For many years, generational collection was the defacto-standard GC architecture. Based upon the observation that the distribution of value lifetimes is heavily skewed towards short lifetimes (most values die young), generational garbage collectors allocate into a nursery generation and survivors are copied out into an old generation.
Many practical language implementations use generational garbage collection including OCaml, GHC and .NET. Generational collection works well when the generational hypothesis holds but struggles when values survive the nursery only to become unreachable soon afterwards. This corresponds to common allocation patterns such as cycling values through mutable queues or caches and filling hash tables.
Imagine repeatedly enqueuing and dequeuing values on a queue. The lifetimes of the values are proportional to the length of the queue. Thus, this provides a simple way to quantify the performance overhead of generational garbage collection. If boxed values are enqueued and dequeued on OCaml's built-in mutable Queue data structure then the time taken per element jumps by around a factor of 2-3.5 when the elements reachable from the queue exceed the size of the nursery and, thus, most survive to the old generation rather than being collected efficiently in the young generation. Specifically, the time taken to enqueue and dequeue 32-bit ints on this 2.1GHz 2352 Opteron jumps from 0.33μs to 0.68-1.13μs. Where is this time being wasted?
When a boxed value (such as a 32-bit integer) is allocated in OCaml, it is augmented with a 1-word header and another for the forwarding pointer and that whole block is bump allocated from the nursery. When that value is written into the Queue in the old generation, a write barrier is incurred which stores a copy of the reference in the remembered set. When the nursery is filled, a minor collection is performed that traces from the global roots and remembered set throughout the reachable values in the nursery. These values are then copied into the old generation, their forwarding pointers are set and all locally-held references to them are updated via the forwarding pointers to point into their copies in the old generation. The nursery is then swept by resetting the bump allocator to the start of the nursery.
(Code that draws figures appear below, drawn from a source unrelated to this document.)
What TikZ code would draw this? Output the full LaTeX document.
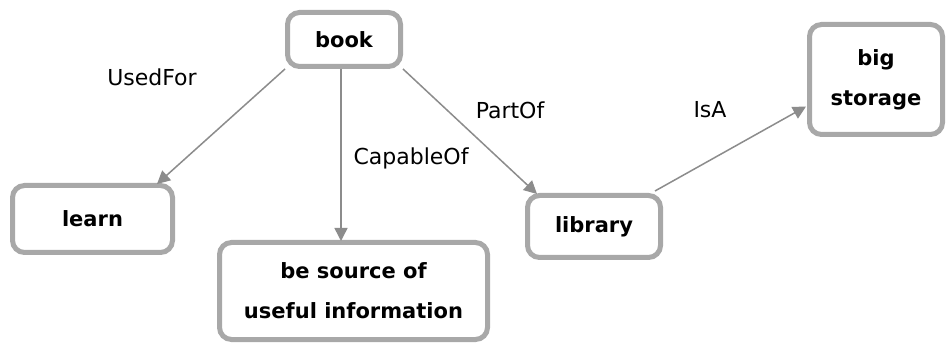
\documentclass[tikz,border=0pt]{standalone}
\usepackage{fontspec}
\setmainfont{DejaVu Sans}
\usetikzlibrary{arrows.meta}
\definecolor{boxgray}{HTML}{A8A8A8}
\definecolor{arrgray}{HTML}{8C8C8C}
\tikzset{
  concept/.style={draw=boxgray, line width=5pt, rounded corners=12pt, fill=white,
    inner sep=0pt, align=center, text=black,
    font=\fontsize{21}{40}\selectfont\bfseries},
  rel/.style={draw=arrgray, line width=1.5pt, -{Triangle[length=13pt,width=13pt]}},
  rellabel/.style={inner sep=0pt, text=black, font=\fontsize{22}{26}\selectfont}
}
\begin{document}
\begin{tikzpicture}[x=1pt,y=-1pt]
\useasboundingbox[fill=white] (0,0) rectangle (950,347);
\node[concept, minimum width=113pt, minimum height=54pt] (book) at (344,39.5) {book};
\node[concept, minimum width=160pt, minimum height=67pt] (learn) at (92.5,219) {learn};
\node[concept, minimum width=268pt, minimum height=97pt] (src) at (353.5,291) {be source of\\useful information};
\node[concept, minimum width=133pt, minimum height=62pt] (lib) at (594,226.5) {library};
\node[concept, minimum width=133pt, minimum height=110pt] (big) at (876,79.5) {big\\storage};

\draw[rel] (book.south west) -- ([xshift=-18pt,yshift=-1pt]learn.north east);
\draw[rel] ([xshift=-3pt]book.south) -- ([xshift=-3pt,yshift=-1pt]book.south |- src.north);
\draw[rel] (book.south east) -- ([xshift=12pt,yshift=-1pt]lib.north west);
\draw[rel] ([xshift=-8pt,yshift=2pt]lib.north east) -- ([xshift=-1pt,yshift=-27pt]big.west);

\node[rellabel] (l1) at (152,77) {UsedFor};
\node[rellabel] (l2) at (411,158) {CapableOf};
\node[rellabel] (l3) at (510,110) {PartOf};
\node[rellabel] (l4) at (710,110) {IsA};
\end{tikzpicture}
\end{document}
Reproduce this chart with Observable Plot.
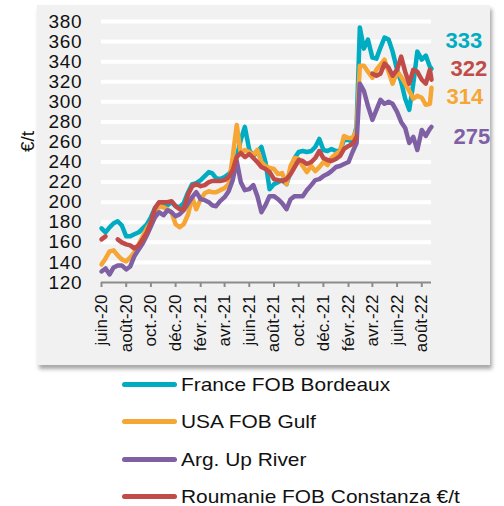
<!DOCTYPE html>
<html><head><meta charset="utf-8">
<script src="https://cdn.jsdelivr.net/npm/d3@7"></script>
<script src="https://cdn.jsdelivr.net/npm/@observablehq/plot@0.6"></script>
<style>
body{margin:0;background:#fff;font-family:"Liberation Sans",Arial,sans-serif;}
#wrap{position:relative;width:504px;height:506px;overflow:hidden}
#box{position:absolute;left:37px;top:5px;width:453px;height:360px;background:#f1f1f1;box-shadow:2px 4px 4px rgba(0,0,0,0.35);}
#chart{position:absolute;left:0;top:0}
.row{position:absolute;left:0;width:504px;height:19px;}
.sw{position:absolute;left:122px;top:7px;width:55px;height:5px;border-radius:3px}
.lb{position:absolute;left:181px;top:0;font-size:19px;line-height:19px;white-space:nowrap;transform:scaleX(1.1);transform-origin:left center;color:#111}
svg [aria-label="y-axis tick label"] text{letter-spacing:0.8px}
</style></head>
<body>
<div id="wrap"><div id="box"></div><div id="chart"></div><div id="legend"></div></div>
<script>
const dates = [
 "2020-06-01","2020-06-11","2020-06-21","2020-07-01","2020-07-11","2020-07-21","2020-08-01","2020-08-11","2020-08-21",
 "2020-09-01","2020-09-11","2020-09-21","2020-10-01","2020-10-11","2020-10-21","2020-11-01","2020-11-11","2020-11-21",
 "2020-12-01","2020-12-11","2020-12-21",
 "2021-01-01","2021-01-11","2021-01-21","2021-02-01","2021-02-11","2021-02-21","2021-03-01","2021-03-11","2021-03-21",
 "2021-04-01","2021-04-11","2021-04-21","2021-05-01","2021-05-11","2021-05-21","2021-06-01","2021-06-11","2021-06-21",
 "2021-07-01","2021-07-11","2021-07-21","2021-08-01","2021-08-11","2021-08-21","2021-09-01","2021-09-11","2021-09-21",
 "2021-10-01","2021-10-11","2021-10-21","2021-11-01","2021-11-11","2021-11-21","2021-12-01","2021-12-11","2021-12-21",
 "2022-01-01","2022-01-11","2022-01-21","2022-02-01","2022-02-11","2022-02-21","2022-03-01","2022-03-11","2022-03-21",
 "2022-04-01","2022-04-11","2022-04-21","2022-05-01","2022-05-11","2022-05-21","2022-06-01","2022-06-11","2022-06-21",
 "2022-07-01","2022-07-11","2022-07-21","2022-08-01","2022-08-11","2022-08-21","2022-08-25"];

const france = [174,170,175,179,181,177,166,166,168,170,174,178,185,194,199,196,197,200,196,195,199,
 210,218,219,222,226,230,229,224,223,225,228,233,245,262,275,252,246,250,255,240,213,218,220,222,218,230,244,
 250,251,250,251,255,263,252,251,253,
 251,251,262,262,260,275,374,353,362,344,343,354,364,362,350,332,320,303,292,318,350,342,346,335,333];

const usa = [138,144,151,152,147,143,141,145,150,158,166,174,180,190,196,195,193,190,178,175,178,
 188,205,193,203,209,211,210,210,212,214,218,245,277,248,252,250,247,252,240,236,234,233,228,229,218,236,244,
 243,236,230,236,231,235,240,237,244,
 248,251,266,264,264,272,336,336,330,324,332,337,342,330,318,330,325,318,311,303,306,304,297,298,314];

const arg = [131,134,128,135,137,137,133,136,146,153,159,167,176,185,190,187,192,190,186,188,192,
 199,205,210,203,202,200,197,196,201,205,211,222,241,220,212,213,217,206,190,197,206,206,203,199,193,203,206,
 206,206,212,217,222,223,226,228,231,
 235,236,238,240,250,259,318,311,296,282,292,302,298,300,298,290,280,274,259,265,252,272,266,273,275];

const roumanie = [163,166,null,null,163,160,158,157,154,157,163,170,180,194,200,200,200,201,196,193,193,
 208,216,218,216,217,220,221,221,221,222,225,232,245,249,245,248,244,240,235,233,230,223,222,221,223,228,235,
 242,241,238,240,244,251,244,242,241,
 243,246,253,256,258,265,null,null,null,328,326,328,338,334,326,332,345,330,318,332,330,322,318,332,322];

const seriesNames = ["France FOB Bordeaux","USA FOB Gulf","Arg. Up River","Roumanie FOB Constanza €/t"];
const seriesColors = ["#00acc1","#f5a634","#8060a4","#c04b48"];
const endLabels = ["333","314","275","322"];
const yTicks = [120,140,160,180,200,220,240,260,280,300,320,340,360,380];
const xTickDates = ["2020-06-01","2020-08-01","2020-10-01","2020-12-01","2021-02-01","2021-04-01","2021-06-01",
 "2021-08-01","2021-10-01","2021-12-01","2022-02-01","2022-04-01","2022-06-01","2022-08-01"];
const xTickLabels = ["juin-20","août-20","oct.-20","déc.-20","févr.-21","avr.-21","juin-21",
 "août-21","oct.-21","déc.-21","févr.-22","avr.-22","juin-22","août-22"];

const parse = d3.utcParse("%Y-%m-%d");
const allValues = [france, usa, arg, roumanie];
const labelOffsets = [[14,-28],[15,9],[22,10],[19,-11]];
const tickMap = new Map(xTickDates.map((d,i)=>[+parse(d), xTickLabels[i]]));

const lineMarks = allValues.map((vals,k)=>Plot.line(
  dates.map((d,i)=>({date:parse(d), value:vals[i]})),
  {x:"date", y:"value", stroke:seriesColors[k], strokeWidth:4.5, strokeLinejoin:"round", strokeLinecap:"round"}));

const labelMarks = allValues.map((vals,k)=>Plot.text(
  [{date:parse(dates[dates.length-1]), value:vals[vals.length-1], label:endLabels[k]}],
  {x:"date", y:"value", text:"label", fill:seriesColors[k], fontWeight:"bold", fontSize:22,
   textAnchor:"start", dx:labelOffsets[k][0], dy:labelOffsets[k][1]}));

const chart = Plot.plot({
  width:504, height:372, marginTop:21, marginBottom:90, marginLeft:101, marginRight:73,
  style:{background:"transparent", fontFamily:"'Liberation Sans', Arial, sans-serif", color:"#111"},
  x:{type:"utc", domain:[parse("2020-06-01"), parse("2022-08-25")]},
  y:{domain:[120,380]},
  marks:[
    Plot.gridY(yTicks.slice(1), {stroke:"#fff", strokeOpacity:1, strokeWidth:4}),
    Plot.axisY(yTicks, {tickSize:0, tickPadding:19, fontSize:19, label:null}),
    Plot.ruleY([120], {stroke:"#8c8c8c", strokeWidth:2}),
    Plot.axisX(xTickDates.map(parse), {tickFormat:d=>tickMap.get(+d), tickRotate:-90, tickSize:5, tickPadding:7,
      fontSize:17, stroke:"#8c8c8c", strokeWidth:2, label:null}),
    ...lineMarks,
    ...labelMarks,
    Plot.text(["€/t"], {frameAnchor:"left", dx:-74, rotate:-90, fontSize:19, fill:"#111"})
  ]
});
document.getElementById("chart").appendChild(chart);

const legendCenters = [384, 421.5, 459.3, 496.7];
const legend = document.getElementById("legend");
seriesNames.forEach((name,k)=>{
  const row = document.createElement("div");
  row.className = "row";
  row.style.top = (legendCenters[k]-9.5)+"px";
  const sw = document.createElement("div");
  sw.className = "sw"; sw.style.background = seriesColors[k];
  const lb = document.createElement("div");
  lb.className = "lb"; lb.textContent = name;
  row.appendChild(sw); row.appendChild(lb);
  legend.appendChild(row);
});
</script>
</body></html>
Suffice to say, this is a lot of overhead when the values allocated into the nursery do not die quickly enough. In that case, all of this effort is a complete waste of time and we would have been better off allocating directly into the old generation in the first place. What can be done to address this problem?
Fortunately, McKinley et al. made a breakthrough in GC design in recent years with their invention of a new class of GC algorithms known as mark-region GCs. It all began with their invention of the Beltway GC in 2002, a generalization of several existing GC designs, and culminated in their Immix GC in 2007. In effect, this GC design allows a nursery full of reachable values to be migrated to the old heap implicitly without any copying and a new nursery is allocated to replace it. The old generation is then effectively a collection of surviving nurseries. The precise placement policy is more complicated because it is possible to reuse old nurseries in order to avoid gross fragmentation but the basic concept is simple enough.
A Google Summer of Code project had an Immix variant implemented for the Glasgow Haskell Compiler. They found the results to be underwhelming but that is not so surprising given that this GC design should be most effective when filling mutable data structures such as queues, caches, hash sets and hash tables. We believe that a simple mark-region variant should be able to dramatically improve HLVM's performance on parallel functional code without degrading the performance of imperative code as generational garbage collectors like OCaml's do.